**JOB**:
Retype the lines beneath this one, from the first through the line containing "import plotly.graph_objects as go". Pictures are left out.

**DATASET EXTRACT**:
------------------------------------------------

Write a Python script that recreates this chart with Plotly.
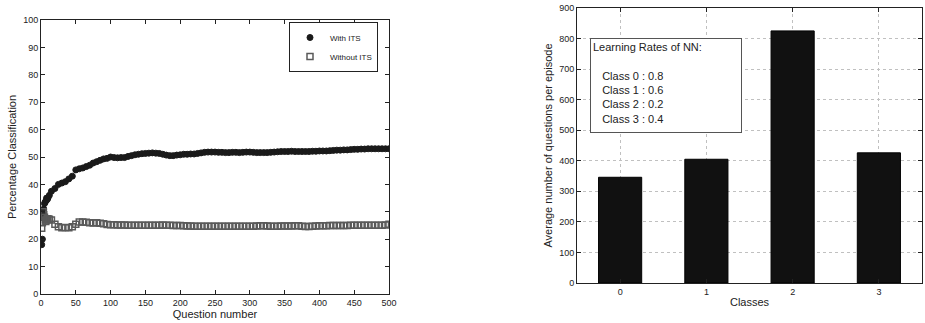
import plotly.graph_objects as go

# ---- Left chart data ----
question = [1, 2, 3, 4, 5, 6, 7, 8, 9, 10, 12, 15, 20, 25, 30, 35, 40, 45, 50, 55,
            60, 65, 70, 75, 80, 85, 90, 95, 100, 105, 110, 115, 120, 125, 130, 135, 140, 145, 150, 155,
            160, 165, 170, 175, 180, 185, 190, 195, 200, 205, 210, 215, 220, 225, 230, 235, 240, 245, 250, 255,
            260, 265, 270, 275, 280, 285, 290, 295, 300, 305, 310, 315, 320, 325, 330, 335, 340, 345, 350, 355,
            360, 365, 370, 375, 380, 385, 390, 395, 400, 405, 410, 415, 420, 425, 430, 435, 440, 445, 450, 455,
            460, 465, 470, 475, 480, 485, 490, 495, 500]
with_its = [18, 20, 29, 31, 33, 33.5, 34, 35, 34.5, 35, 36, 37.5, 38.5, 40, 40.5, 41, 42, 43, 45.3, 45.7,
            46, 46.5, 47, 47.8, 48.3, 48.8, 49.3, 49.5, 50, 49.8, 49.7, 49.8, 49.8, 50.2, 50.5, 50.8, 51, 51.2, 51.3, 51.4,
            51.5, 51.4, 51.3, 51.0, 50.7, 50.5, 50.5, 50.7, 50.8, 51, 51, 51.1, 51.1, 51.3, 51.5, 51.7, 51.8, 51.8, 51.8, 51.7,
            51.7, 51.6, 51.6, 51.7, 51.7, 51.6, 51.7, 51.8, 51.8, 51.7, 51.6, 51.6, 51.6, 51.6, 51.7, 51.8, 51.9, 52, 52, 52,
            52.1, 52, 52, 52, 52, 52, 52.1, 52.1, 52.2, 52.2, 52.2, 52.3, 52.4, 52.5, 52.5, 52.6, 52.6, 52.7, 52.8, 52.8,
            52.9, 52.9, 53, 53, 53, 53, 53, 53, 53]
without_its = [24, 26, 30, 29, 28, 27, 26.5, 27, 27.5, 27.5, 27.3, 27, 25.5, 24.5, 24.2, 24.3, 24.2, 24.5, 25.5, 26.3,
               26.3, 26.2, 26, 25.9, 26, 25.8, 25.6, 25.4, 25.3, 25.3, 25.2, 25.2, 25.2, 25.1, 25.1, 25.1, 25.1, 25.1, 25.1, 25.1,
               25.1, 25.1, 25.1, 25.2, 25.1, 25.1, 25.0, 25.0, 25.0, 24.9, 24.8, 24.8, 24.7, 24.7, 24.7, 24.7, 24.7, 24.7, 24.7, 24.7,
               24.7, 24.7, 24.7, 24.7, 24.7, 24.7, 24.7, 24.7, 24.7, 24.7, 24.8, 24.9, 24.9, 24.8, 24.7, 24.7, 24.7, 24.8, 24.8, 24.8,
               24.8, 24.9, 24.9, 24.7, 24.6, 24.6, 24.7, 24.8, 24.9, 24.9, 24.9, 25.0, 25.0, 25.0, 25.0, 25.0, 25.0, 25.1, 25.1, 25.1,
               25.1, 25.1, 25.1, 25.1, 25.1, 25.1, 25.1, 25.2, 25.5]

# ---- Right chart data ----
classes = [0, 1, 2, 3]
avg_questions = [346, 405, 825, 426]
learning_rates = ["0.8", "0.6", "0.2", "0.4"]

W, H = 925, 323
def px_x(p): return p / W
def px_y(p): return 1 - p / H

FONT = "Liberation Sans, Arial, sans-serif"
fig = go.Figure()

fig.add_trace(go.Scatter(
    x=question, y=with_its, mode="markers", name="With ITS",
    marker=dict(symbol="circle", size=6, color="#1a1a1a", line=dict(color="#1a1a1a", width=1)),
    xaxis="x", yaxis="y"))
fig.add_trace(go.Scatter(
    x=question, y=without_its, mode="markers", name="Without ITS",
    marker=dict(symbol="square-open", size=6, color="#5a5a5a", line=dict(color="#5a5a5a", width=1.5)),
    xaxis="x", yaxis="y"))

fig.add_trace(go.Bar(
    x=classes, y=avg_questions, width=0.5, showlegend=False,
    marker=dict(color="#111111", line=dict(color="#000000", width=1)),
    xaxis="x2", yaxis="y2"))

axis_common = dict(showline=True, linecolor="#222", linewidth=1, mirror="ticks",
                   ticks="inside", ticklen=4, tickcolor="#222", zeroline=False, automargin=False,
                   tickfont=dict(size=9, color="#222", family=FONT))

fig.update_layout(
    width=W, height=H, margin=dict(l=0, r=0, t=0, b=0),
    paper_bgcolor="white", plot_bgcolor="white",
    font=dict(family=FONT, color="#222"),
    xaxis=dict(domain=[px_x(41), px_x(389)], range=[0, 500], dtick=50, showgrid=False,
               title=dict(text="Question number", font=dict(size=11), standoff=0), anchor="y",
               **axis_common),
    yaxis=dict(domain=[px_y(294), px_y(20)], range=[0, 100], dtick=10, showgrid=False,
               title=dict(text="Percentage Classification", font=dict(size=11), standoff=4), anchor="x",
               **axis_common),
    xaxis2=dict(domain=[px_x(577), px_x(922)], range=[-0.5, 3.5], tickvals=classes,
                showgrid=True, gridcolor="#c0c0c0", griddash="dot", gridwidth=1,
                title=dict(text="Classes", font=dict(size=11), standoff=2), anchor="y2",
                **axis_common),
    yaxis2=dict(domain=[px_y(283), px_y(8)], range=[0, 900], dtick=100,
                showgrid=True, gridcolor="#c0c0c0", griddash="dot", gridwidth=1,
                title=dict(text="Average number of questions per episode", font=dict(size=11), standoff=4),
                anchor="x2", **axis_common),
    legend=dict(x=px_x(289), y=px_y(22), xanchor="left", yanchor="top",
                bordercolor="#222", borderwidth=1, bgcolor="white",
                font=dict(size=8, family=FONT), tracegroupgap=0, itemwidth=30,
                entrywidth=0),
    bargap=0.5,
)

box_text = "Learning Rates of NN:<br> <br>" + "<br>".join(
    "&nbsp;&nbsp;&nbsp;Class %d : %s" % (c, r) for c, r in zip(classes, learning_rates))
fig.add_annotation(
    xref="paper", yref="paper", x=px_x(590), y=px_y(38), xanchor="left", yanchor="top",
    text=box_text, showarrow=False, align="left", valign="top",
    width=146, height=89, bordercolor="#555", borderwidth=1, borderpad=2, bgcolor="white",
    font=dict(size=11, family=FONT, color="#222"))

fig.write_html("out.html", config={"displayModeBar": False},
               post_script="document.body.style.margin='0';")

------------------------------------------------

**CORRECT ANSWER**:
Write a Python script that recreates this chart with Plotly.
import plotly.graph_objects as go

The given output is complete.